EMPRESS: The Secret History of Anna K by Greg Olear

EMPRESS: The Secret History of Anna K by Greg Olear

Author:Greg Olear
Format: epub, pdf


XXXI

The Fugitives

BY NOW, THE CAREFUL READER CAN APPRECIATE JUST HOW precarious and mercurial are the forces that make and unmake Emperors (and also, by extension, Empresses!). Consider: If my great-uncle Isaac Komnenos chose not to read a bad weather event as a portent of disaster and a vote of no confidence by the Almighty, perhaps Constantine X does not assume the throne. If Michael VII were a different sort of man—or, to be more precise, if he were not a different sort of man—perhaps Eudokia does not see the need to marry Diogenes (or to import Maria to Constantinople from T’bilisi in the vain hope that her beauty would inspire his perverted carnal passions). If Diogenes does not insist upon a great military victory, perhaps Michael does not ever take the purple. If the unruly forces of Bryennios do not rape and pillage just beyond the walls of the Queen City, perhaps he becomes Emperor, and he and not Alexios Komnenos reigns for thirty-seven years. Fate is fickle. When emperors fall, they fall hard, and they fall fast. Dégringolade can be set in motion by the slightest push from the smallest personage.

A fourteen-year-old girl, say.

When she took her stand against his sadistic advances, and especially when she followed through on her macabre proposal, Irene had won her husband’s grudging respect. From that night on, Alexios stopped visiting her bed-chamber; a few months later, he left for war, and was gone for two years, returning home only for brief visits as he crisscrossed the Empire. My mother was happy in this interval to reclaim her chastity; despite his spiteful pronouncement on their wedding day, she had not warmed to the alternative style of intercourse. While she had technically committed patricide, her conscience was clear. In her view, her father Andronikos was in a state of perpetual suffering, a sort of existential purgatory, from which agony her brave actions relieved him. This was a mercy-killing; mercy-killing requires sangfroid, it requires great courage, and like the valiant warrior engaging a stronger opponent, or the pious martyr braving the pyre, she had risen to the occasion. Irene was proud of what she had done. When Alexios left for his campaigns, the change in her personality was marked; in his absence, she comported herself like a mature woman of twice her years, the very model of equipoise. Her days of simpering were over. While she remained quiet and disdainful of undue attention, she was now possessed of a regal serenity. In short, my mother was worthy of the station to which she would soon ascend, and in which ascension she would prove a prime player.

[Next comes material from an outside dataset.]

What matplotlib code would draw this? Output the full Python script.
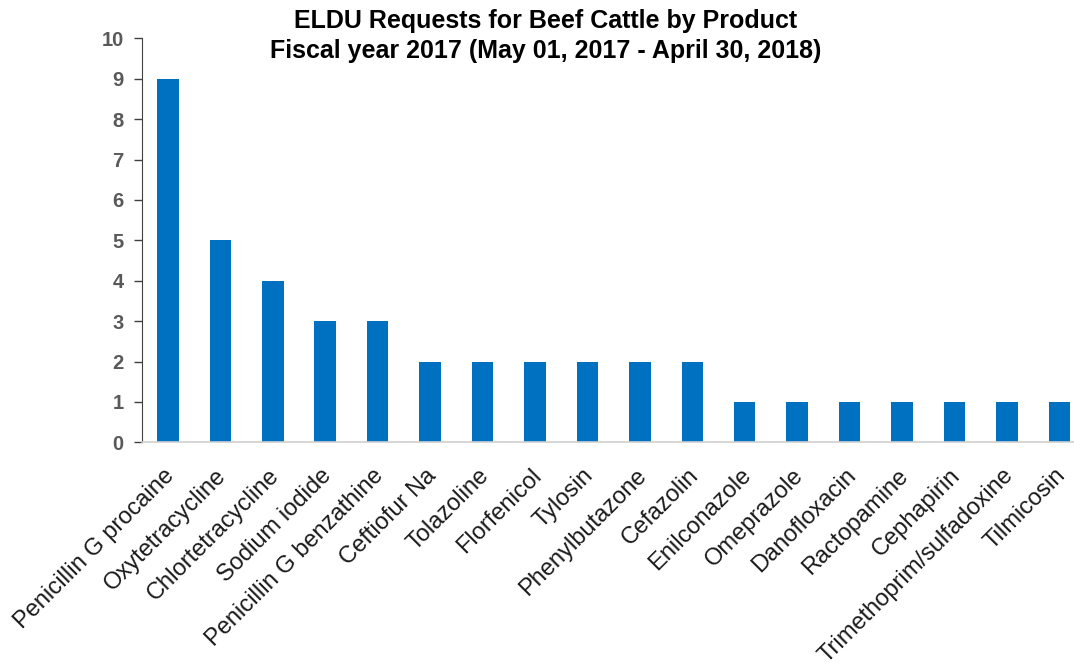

Irene was surprised and not a little scared when she was summoned into the Empress’s Loge at the Hagia Sophia to meet with Maria. The relationship between my father’s wife and his lover was not strained as much as it was nonexistent. The Empress had not said more than a few words to Irene in the latter’s lifetime; a perfunctory congratulations after the wedding, perhaps, and not much else.